El Mercado Latino is a female-owned grocery and specialty store on Post Alley in Pike Place Market's Sanitary Market building, in Seattle's Central Waterfront district. Seattle Best Places (1996) says, "The front of this diminutive store ... boasts a green grocery stocked with vegetables and fruits used in Caribbean, South American, Spanish Creole, and Thai cuisines."

The business sells Latin American foods and related products such as chili peppers, corn flour, dulce de leche, hot sauces, guava and passion fruit concentrates, Kaffir lime leaves, Lizano sauce, Mexican candies, Spanish saffron, and other spices. El Mercado Latino has also stocked canned goods, habaneros, Inca Kola, masa, tortillas, and other Mexican products.

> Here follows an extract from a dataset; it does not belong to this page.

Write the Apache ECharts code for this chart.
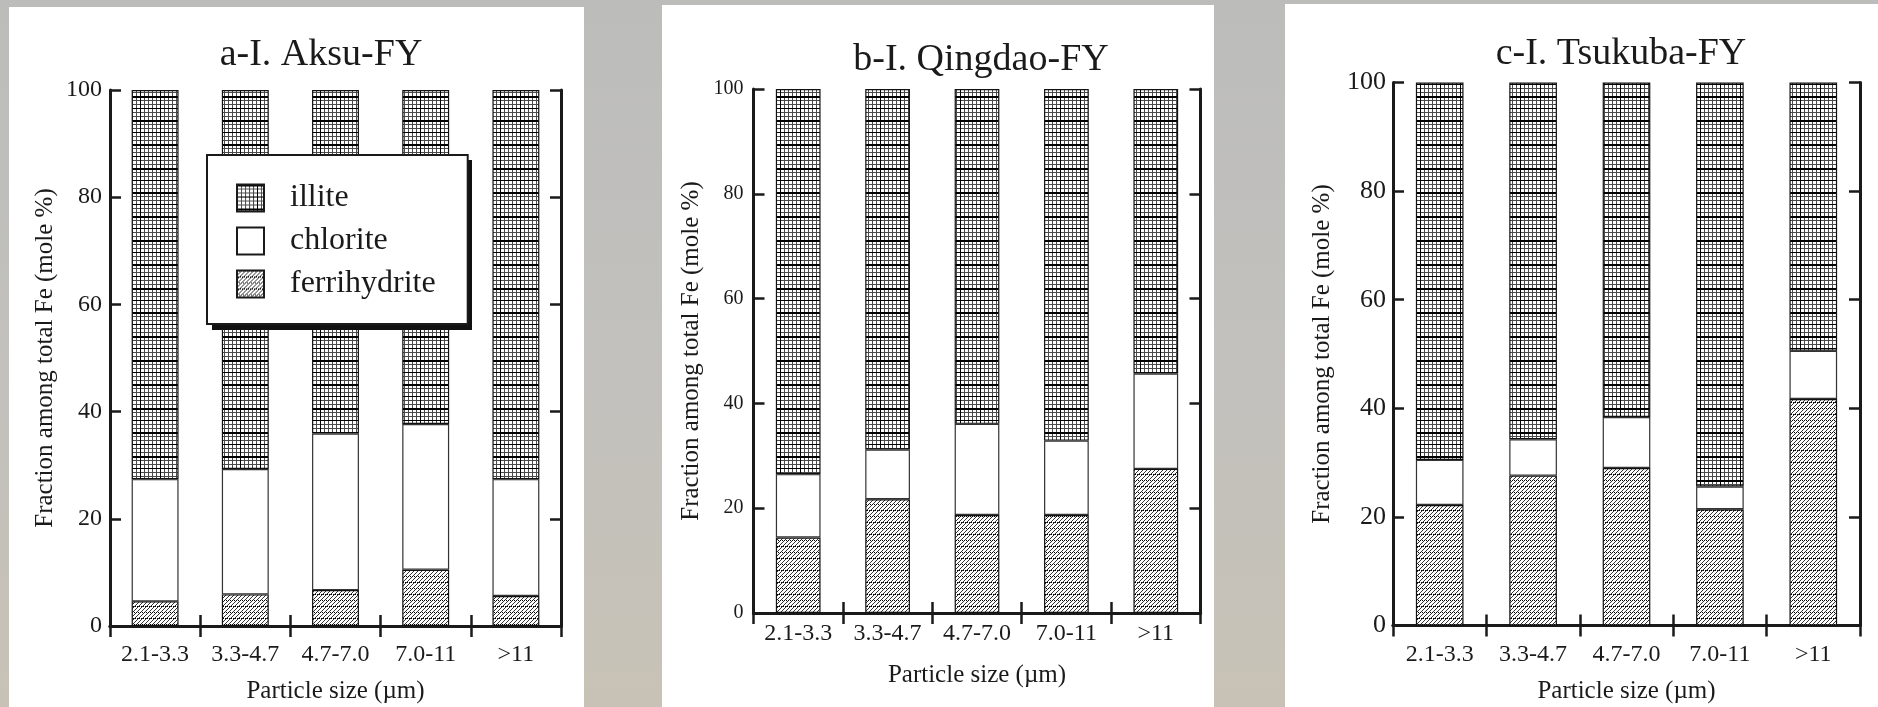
<!DOCTYPE html>
<html>
<head>
<meta charset="utf-8">
<script src="https://cdn.jsdelivr.net/npm/echarts@6/dist/echarts.min.js"></script>
<style>
  html, body { margin: 0; padding: 0; }
  body {
    width: 1878px; height: 707px; overflow: hidden;
    background: linear-gradient(180deg, #bcbcbb 0%, #c2c1bd 55%, #c8c2b6 100%);
  }
  #chart { width: 1878px; height: 707px; }
</style>
</head>
<body>
<div id="chart"></div>
<script>
// 粒径分类
const categories = ['2.1-3.3', '3.3-4.7', '4.7-7.0', '7.0-11', '>11']
const yTicks = [0, 20, 40, 60, 80, 100]

// a-I. Aksu-FY
const aksuFerri = [4.6, 5.9, 6.7, 10.5, 5.6]
const aksuChlorite = [22.8, 23.4, 29.2, 27.2, 21.8]
const aksuIllite = [72.6, 70.7, 64.1, 62.3, 72.6]

// b-I. Qingdao-FY
const qingdaoFerri = [14.4, 21.7, 18.7, 18.7, 27.5]
const qingdaoChlorite = [12.1, 9.5, 17.4, 14.2, 18.2]
const qingdaoIllite = [73.5, 68.8, 63.9, 67.1, 54.3]

// c-I. Tsukuba-FY
const tsukubaFerri = [22.2, 27.6, 29.0, 21.4, 41.7]
const tsukubaChlorite = [8.3, 6.7, 9.4, 4.2, 8.9]
const tsukubaIllite = [69.5, 65.7, 61.6, 74.4, 49.4]

const titles = ['a-I. Aksu-FY', 'b-I. Qingdao-FY', 'c-I. Tsukuba-FY']
const seriesNames = ['illite', 'chlorite', 'ferrihydrite']

const FONT = '"Liberation Serif", "Times New Roman", serif'
const INK = '#1a1a1a'

// 填充纹理：细网格（illite）
const makeGridPattern = () => {
  const c = document.createElement('canvas')
  c.width = 20
  c.height = 24
  const ctx = c.getContext('2d')
  ctx.fillStyle = '#fff'
  ctx.fillRect(0, 0, 20, 24)
  ctx.fillStyle = '#4a4a4a'
  for (let y = 0; y < 24; y += 4) ctx.fillRect(0, y, 20, 1)
  for (let x = 0; x < 20; x += 4) ctx.fillRect(x, 0, 1, 24)
  ctx.fillStyle = '#000'
  ctx.fillRect(0, 0, 20, 2)
  ctx.fillRect(0, 12, 20, 1)
  ctx.fillRect(0, 0, 1, 24)
  return c
}

// 填充纹理：斜线 + 点行（ferrihydrite）
const makeHatchPattern = () => {
  const c = document.createElement('canvas')
  c.width = 8
  c.height = 12
  const ctx = c.getContext('2d')
  ctx.fillStyle = '#fff'
  ctx.fillRect(0, 0, 8, 12)
  ctx.fillStyle = '#333'
  for (let y = 0; y < 12; y++) {
    for (let x = 0; x < 8; x++) {
      if ((x + y) % 4 === 0) ctx.fillRect(x, y, 1, 1)
    }
  }
  ctx.fillStyle = '#000'
  for (let x = 0; x < 8; x += 2) {
    ctx.fillRect(x, 0, 1, 1)
    ctx.fillRect(x + 1, 6, 1, 1)
  }
  return c
}

const illiteFill = { image: makeGridPattern(), repeat: 'repeat' }
const ferriFill = { image: makeHatchPattern(), repeat: 'repeat' }

// 每个面板的布局
const panels = [
  {
    card: [9, 7, 575, 700],
    grid: { left: 110, top: 90, width: 451, height: 536 },
    title: [316, 31],
    barWidth: '52%',
    yLabelSize: 24, yLabelMargin: 8, yNameGap: 52,
    xLabelMargin: 17, xNameGap: 53,
    data: [aksuIllite, aksuChlorite, aksuFerri]
  },
  {
    card: [662, 5, 552, 702],
    grid: { left: 753.5, top: 89, width: 447, height: 524 },
    title: [976, 36],
    barWidth: '50%',
    yLabelSize: 20, yLabelMargin: 10, yNameGap: 50,
    xLabelMargin: 9, xNameGap: 50,
    data: [qingdaoIllite, qingdaoChlorite, qingdaoFerri]
  },
  {
    card: [1285, 4, 593, 703],
    grid: { left: 1393, top: 82.5, width: 467, height: 543 },
    title: [1616, 30],
    barWidth: '51%',
    yLabelSize: 26, yLabelMargin: 7, yNameGap: 58,
    xLabelMargin: 17, xNameGap: 53,
    data: [tsukubaIllite, tsukubaChlorite, tsukubaFerri]
  }
]

// 图例框位置（a 面板内）
const legendBox = { left: 207, top: 155, width: 260, height: 170 }

const frameLine = { show: true, lineStyle: { color: INK, width: 3 } }
const tickStyle = { show: true, inside: true, length: 11, lineStyle: { color: INK, width: 2.5 } }

const grid = []
const xAxis = []
const yAxis = []
const series = []
const title = []
const graphic = []

panels.forEach((p, i) => {
  graphic.push({
    type: 'rect', z: -10, silent: true,
    shape: { x: p.card[0], y: p.card[1], width: p.card[2], height: p.card[3] },
    style: { fill: '#fff' }
  })
  title.push({
    text: titles[i],
    left: p.title[0], top: p.title[1], textAlign: 'center',
    textStyle: { fontFamily: FONT, fontSize: 38, fontWeight: 'normal', color: INK }
  })
  grid.push({ ...p.grid, containLabel: false, outerBoundsMode: 'none' })

  xAxis.push({
    type: 'category', gridIndex: i, position: 'bottom', data: categories,
    axisLine: frameLine, axisTick: { ...tickStyle, interval: 0 },
    axisLabel: { fontFamily: FONT, fontSize: 24, color: INK, margin: p.xLabelMargin, interval: 0 },
    name: 'Particle size (\u00b5m)', nameLocation: 'middle', nameGap: p.xNameGap,
    nameTextStyle: { fontFamily: FONT, fontSize: 25, color: INK }
  })
  xAxis.push({
    type: 'category', gridIndex: i, position: 'top', data: categories,
    axisLine: frameLine, axisTick: { ...tickStyle, interval: 0 },
    axisLabel: { show: false }
  })

  yAxis.push({
    type: 'value', gridIndex: i, position: 'left',
    min: yTicks[0], max: yTicks[yTicks.length - 1], interval: 20,
    splitLine: { show: false },
    axisLine: frameLine, axisTick: tickStyle,
    axisLabel: { fontFamily: FONT, fontSize: p.yLabelSize, color: INK, margin: p.yLabelMargin },
    name: 'Fraction among total Fe (mole %)', nameLocation: 'middle', nameGap: p.yNameGap,
    nameTextStyle: { fontFamily: FONT, fontSize: 25, color: INK }
  })
  yAxis.push({
    type: 'value', gridIndex: i, position: 'right',
    min: 0, max: 100, interval: 20,
    splitLine: { show: false },
    axisLine: frameLine, axisTick: tickStyle,
    axisLabel: { show: false }
  })

  // 堆叠顺序：ferrihydrite 在底部，chlorite 中间，illite 顶部
  const [illite, chlorite, ferri] = p.data
  const stack = 'p' + i
  const common = {
    type: 'bar', stack, xAxisIndex: i * 2, yAxisIndex: i * 2,
    barWidth: p.barWidth, silent: true
  }
  series.push({
    ...common, name: 'ferrihydrite', data: ferri,
    itemStyle: { color: ferriFill, borderColor: '#111', borderWidth: 1.2 }
  })
  series.push({
    ...common, name: 'chlorite', data: chlorite,
    itemStyle: { color: '#fff', borderColor: '#333', borderWidth: 1.2 }
  })
  series.push({
    ...common, name: 'illite', data: illite,
    itemStyle: { color: illiteFill, borderColor: '#111', borderWidth: 1.2 }
  })
})

// 图例的实心投影
graphic.push({
  type: 'rect', z: 3, silent: true,
  shape: { x: legendBox.left + 5, y: legendBox.top + 5, width: legendBox.width, height: legendBox.height },
  style: { fill: '#111' }
})

const chart = echarts.init(document.getElementById('chart'), null, { renderer: 'canvas' })

chart.setOption({
  animation: false,
  aria: { enabled: false },
  title,
  graphic,
  grid,
  xAxis,
  yAxis,
  legend: {
    data: seriesNames,
    orient: 'vertical',
    left: legendBox.left, top: legendBox.top,
    padding: [27, 32, 24, 29],
    itemWidth: 27, itemHeight: 27, itemGap: 11,
    icon: 'rect',
    backgroundColor: '#fff',
    borderColor: INK, borderWidth: 2,
    z: 5,
    itemStyle: { borderColor: INK, borderWidth: 2 },
    textStyle: { fontFamily: FONT, fontSize: 32, color: INK, padding: [0, 0, 0, 21] },
    selectedMode: false
  },
  series
})
</script>
</body>
</html>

The shop serves empanadas on-site.

== History ==
Established in 1988, El Mercado Latino has been described as "one of Seattle's oldest Mexican grocery stores".

== Reception ==
In 2006, Neal Schindler of Seattle Weekly called El Mercado Latino a "hot-climate haven". The business topped Clive Irving's list of favorite Seattle shops for Condé Nast Traveler in 2011. In 2014, Thrillist's Chona Kasinger said the store "slings some of the city's best empanadas". Steven Hsieh included the business in The Stranger's 2017 "guide to Seattle for international students".